The restorative procedure performed with the conventional crown, the resin composite filling core, and the glass fiber post attempts to reproduce the biomechanical behavior and the esthetics of the enamel as well as the resilience of the dentine. Endocrowns preserve root tissue and limit internal preparation of the pulp chamber respecting its anatomic shape. They use ceramic throughout the entire extension of the cavity; however, they do not mimic dentinal tissue mechanically because of its rigidity.20

Ideal bonding inside the root canal is still a challenge and the degradation of the resin-dentin interface with time is inevitable. Besides, the peculiar anatomy of the root canal intensifies some other concerns during the adhesive application, such as moisture control or smear layer management.49 Moreover, the anatomy of the canals offers an extremely unfavorable surface geometry for the relief of the shrinkage stresses developed during resin cement polymerization. The C-factor (bonded/unbonded surfaces ratio) in a long and narrow root canal can exceed 1,000, hindering any resin flow during hardening.50

Clinical studies showed that the bonding system was retained on the intaglio surface of loosened endocrowns and failed at the dentine interface. Several phenomena can account for this situation. First, the presence of sclerotic dentin in the pulp chamber can result in poorer adhesion than with sound dentin. Then, the high elastic modulus of some materials, such as ceramic may transmit undamped stresses at the tooth-to-material bonded interface. Finally, when the residual height of the walls is low (less than 2 mm), this could also have a negative impact.46

Due to the risk of root fracture when using a post and core buildup approach, the direct bonding of an all-ceramic restoration to the residual tooth structure of nonvital tooth appears advantageous.48 However, in teeth with almost no coronal tooth substance left, a post and core buildup with resin-based composite having physical properties close to those of dentine could be more favorable.51

Ferrule, typically found in conventional crowns, described as a “bracing mechanism” of the restoration around the cervical tooth structure,52 may cause the loss of sound enamel and dentin tissues that would be important for proper bonding,53 while endocrowns are usually prepared without ferrule.

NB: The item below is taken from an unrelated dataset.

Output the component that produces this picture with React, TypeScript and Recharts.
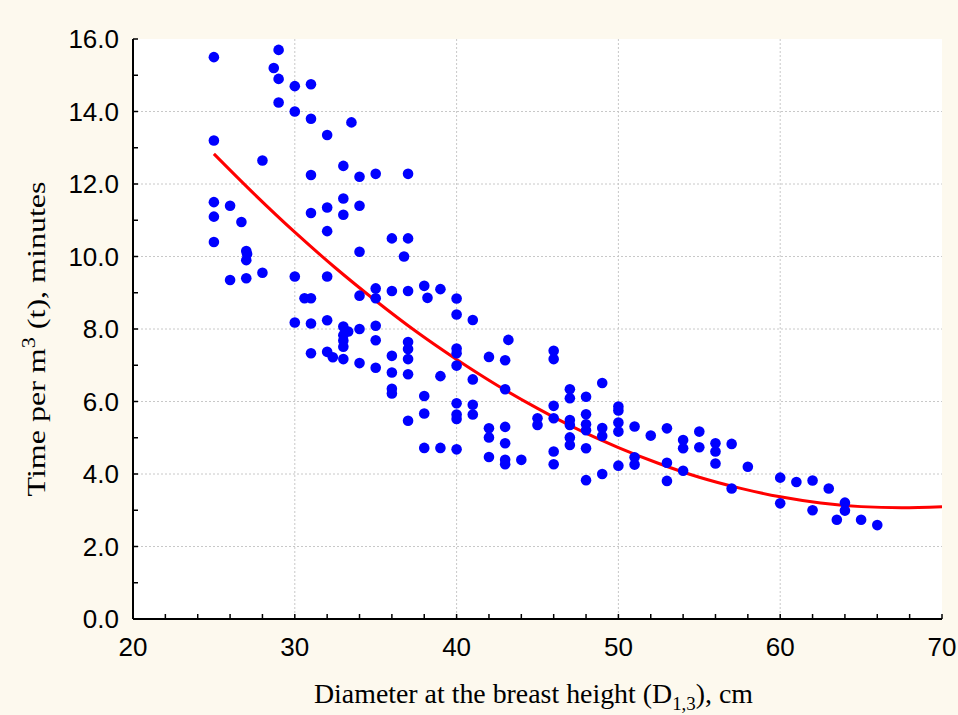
import React from 'react';
import { ComposedChart, Scatter, Line, XAxis, YAxis, CartesianGrid } from 'recharts';

// observed trees: [diameter D1,3 (cm), time per m3 (min)]
const observed: [number, number][] = [
  [25, 15.5], [29, 15.7], [28.7, 15.2], [29, 14.9], [30, 14.7], [31, 14.75], [29, 14.25], [30, 14.0],
  [31, 13.8], [33.5, 13.7], [32, 13.35], [25, 13.2], [28, 12.65], [33, 12.5], [31, 12.25], [34, 12.2],
  [35, 12.28], [37, 12.28], [25, 11.5], [26, 11.4], [25, 11.1], [26.7, 10.95], [31, 11.2], [32, 11.35],
  [33, 11.6], [33, 11.15], [34, 11.4], [32, 10.7], [25, 10.4], [27, 10.15], [27.05, 10.07], [27, 9.9],
  [34, 10.13], [36, 10.5], [37, 10.5], [36.75, 10.0], [26, 9.35], [27, 9.4], [28, 9.55], [30, 9.45],
  [32, 9.45], [35, 9.12], [36, 9.05], [37, 9.05], [38, 9.19], [39, 9.1],
  [35, 8.85], [34, 8.92], [38.2, 8.86], [40, 8.84], [40, 8.4], [41, 8.25], [30.6, 8.85], [31, 8.85],
  [30, 8.18], [31, 8.15], [32, 8.24], [33, 8.07], [33.3, 7.93], [33, 7.83], [33, 7.68], [33, 7.51],
  [34, 8.0], [35, 8.09], [35, 7.69], [31, 7.33], [32, 7.37], [32.35, 7.22], [33, 7.17], [34, 7.06],
  [35, 6.93], [36, 7.26], [36, 6.8], [37, 7.64], [37, 7.45], [37, 7.17], [37, 6.75], [40, 7.46],
  [40, 7.33], [40, 6.99], [39, 6.7], [41, 6.61], [42, 7.23], [36, 6.35], [36, 6.22], [38, 6.15],
  [38, 5.67], [37, 5.47], [40, 5.95], [40, 5.64], [40, 5.52], [41, 5.91], [41, 5.64], [42, 5.26],
  [42, 5.01], [38, 4.72], [39, 4.72], [40, 4.68], [42, 4.47],
  [43.2, 7.7], [43, 7.14], [46, 7.4], [46, 7.17], [43, 6.34], [43, 5.3], [43, 4.85], [43, 4.39],
  [43, 4.27], [44, 4.39], [45, 5.54], [45, 5.35], [46, 5.88], [46, 5.54], [46, 4.62], [46, 4.27],
  [47, 6.34], [47, 6.09], [47, 5.49], [47, 5.35], [47, 5.01], [47, 4.8], [48, 6.13], [48, 5.65],
  [48, 5.37], [48, 5.21], [48, 4.71], [48, 3.83], [49, 6.51], [49, 5.27], [49, 5.05], [49, 4.0],
  [50, 5.86], [50, 5.75], [50, 5.42], [50, 5.17], [50, 4.23], [51, 5.31], [51, 4.46], [51, 4.26],
  [52, 5.06], [53, 5.26], [53, 4.31], [53, 3.81], [54, 4.94], [54, 4.71], [54, 4.09], [55, 5.17],
  [55, 4.74], [56, 4.85], [56, 4.62], [56, 4.29], [57, 4.83], [57, 3.6],
  [58, 4.2], [60, 3.9], [60, 3.19], [61, 3.78], [62, 3.82], [62, 3.0], [63, 3.6], [63.5, 2.74],
  [64, 3.21], [64, 2.99], [65, 2.74], [66, 2.59],
];

// fitted curve
const fitDiameter = [25, 27.5, 30, 32.5, 35, 37.5, 40, 42.5, 45, 47.5, 50, 52.5, 55, 57.5, 60, 62.5, 65, 67.5, 70];
const fitTime = [12.83, 11.72, 10.67, 9.69, 8.78, 7.93, 7.16, 6.45, 5.81, 5.23, 4.73, 4.29, 3.91, 3.61, 3.37, 3.2, 3.1, 3.07, 3.1];

const xTicks = [20, 22, 24, 26, 28, 30, 32, 34, 36, 38, 40, 42, 44, 46, 48, 50, 52, 54, 56, 58, 60, 62, 64, 66, 68, 70];
const yTicks = [0, 1, 2, 3, 4, 5, 6, 7, 8, 9, 10, 11, 12, 13, 14, 15, 16];
const xGrid = [30, 40, 50, 60];
const yGrid = [2, 4, 6, 8, 10, 12, 14];

const scatterData = observed.map(([x, y]) => ({ x, y }));
const curveData = fitDiameter.map((x, i) => ({ x, y: fitTime[i] }));

const SANS = '"Liberation Sans", Arial, sans-serif';
const SERIF = '"Liberation Serif", "Times New Roman", serif';
const TICK = 5;

const BottomTick = ({ x, y, payload }: any) => (
  <g>
    <line x1={x} y1={y} x2={x} y2={y - TICK} stroke="#000" strokeWidth={1.5} />
    {payload.value % 10 === 0 && (
      <text x={x} y={y + 37} textAnchor="middle" fontFamily={SANS} fontSize={26} fill="#000">
        {payload.value}
      </text>
    )}
  </g>
);

const LeftTick = ({ x, y, payload }: any) => (
  <g>
    <line x1={x} y1={y} x2={x + TICK} y2={y} stroke="#000" strokeWidth={1.5} />
    {payload.value % 2 === 0 && (
      <text x={x - 14} y={y + 9} textAnchor="end" fontFamily={SANS} fontSize={26} fill="#000">
        {payload.value.toFixed(1)}
      </text>
    )}
  </g>
);

const TopTick = ({ x, y }: any) => <line x1={x} y1={y} x2={x} y2={y + TICK} stroke="#000" strokeWidth={1.5} />;
const RightTick = ({ x, y }: any) => <line x1={x} y1={y} x2={x - TICK} y2={y} stroke="#000" strokeWidth={1.5} />;

const XLabel = ({ viewBox }: any) => {
  const cx = viewBox.x + viewBox.width / 2 - 4;
  const by = viewBox.y + 84;
  return (
    <text x={cx} y={by} textAnchor="middle" fontFamily={SERIF} fontSize={28} fill="#000" textLength={439} lengthAdjust="spacingAndGlyphs">
      Diameter at the breast height (D
      <tspan dy={7} fontSize={19}>1,3</tspan>
      <tspan dy={-7}>), cm</tspan>
    </text>
  );
};

const YLabel = ({ viewBox }: any) => {
  const bx = 45;
  const cy = viewBox.y + viewBox.height / 2 + 10;
  return (
    <text x={bx} y={cy} transform={`rotate(-90, ${bx}, ${cy})`} textAnchor="middle" fontFamily={SERIF} fontSize={26} fill="#000" textLength={315} lengthAdjust="spacingAndGlyphs">
      Time per m
      <tspan dy={-10} fontSize={18}>3</tspan>
      <tspan dy={10}> (t), minutes</tspan>
    </text>
  );
};

const Dot = ({ cx, cy }: any) => <circle cx={cx} cy={cy} r={5.3} fill="#0000FF" />;

const axisLine = { stroke: '#000', strokeWidth: 2 };

export default function App() {
  return (
    <div style={{ position: 'absolute', left: 0, top: 0, width: 958, height: 715, background: '#FDF9EE' }}>
      <ComposedChart width={958} height={715} margin={{ top: 39, right: 16, bottom: 0, left: 0 }}>
        <CartesianGrid
          fill="#FFFFFF"
          stroke="#C8C8C8"
          strokeDasharray="2 2"
          verticalValues={xGrid}
          horizontalValues={yGrid}
        />
        <XAxis
          dataKey="x"
          type="number"
          domain={[20, 70]}
          ticks={xTicks}
          interval={0}
          height={96}
          tickSize={0}
          tickMargin={0}
          tick={<BottomTick />}
          axisLine={axisLine}
          allowDataOverflow
          label={{ content: XLabel }}
        />
        <XAxis
          xAxisId="top"
          orientation="top"
          type="number"
          domain={[20, 70]}
          ticks={xTicks}
          interval={0}
          height={0}
          tickSize={0}
          tickMargin={0}
          tick={<TopTick />}
          axisLine={axisLine}
          allowDataOverflow
        />
        <YAxis
          dataKey="y"
          type="number"
          domain={[0, 16]}
          ticks={yTicks}
          interval={0}
          width={133}
          tickSize={0}
          tickMargin={0}
          tick={<LeftTick />}
          axisLine={axisLine}
          allowDataOverflow
          label={{ content: YLabel }}
        />
        <YAxis
          yAxisId="right"
          orientation="right"
          type="number"
          domain={[0, 16]}
          ticks={yTicks}
          interval={0}
          width={0}
          tickSize={0}
          tickMargin={0}
          tick={<RightTick />}
          axisLine={axisLine}
          allowDataOverflow
        />
        <Scatter data={scatterData} dataKey="y" shape={<Dot />} isAnimationActive={false} />
        <Line
          data={curveData}
          dataKey="y"
          type="monotone"
          stroke="#FF0000"
          strokeWidth={3}
          dot={false}
          activeDot={false}
          isAnimationActive={false}
        />
      </ComposedChart>
    </div>
  );
}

Taking into consideration that the greater the occlusal thickness of the restoration the higher the fracture resistance of the system, endocrowns are more prone to resist occlusal loading than conventional crowns. Indeed, the thickness of the occlusal portion of endocrowns varies from 3 to 7 mm, in contrast with conventional ones in which it varies from 1.5 to 2 mm.54

Last but not least, regarding material choice for endocrown fabrication, nanofill composite resins boast a modulus of elasticity similar to that of dentine, thus retaining high fracture resistance and limiting irreparable fractures. However, decreasing elastic modulus reduces stress in the dentine while it increases tension at the interface, leading to risks of debonding and detachment of the prosthesis. As it has been shown, endocrowns are more prone to debonding than fracture, so materials with the greatest adhesion values such as lithium disilicate, are the best choice. The esthetic properties of this material are unrivaled by composite resin not to mention the fact that ceramics age better and have a lower plaque retention.46



Traditional techniques demanding additional healthy tooth substance removal in order for a post to be placed should be reconsidered, as contemporary materials and techniques can provide dentists with solutions that offer more conservative approaches with equal probability for long-term success.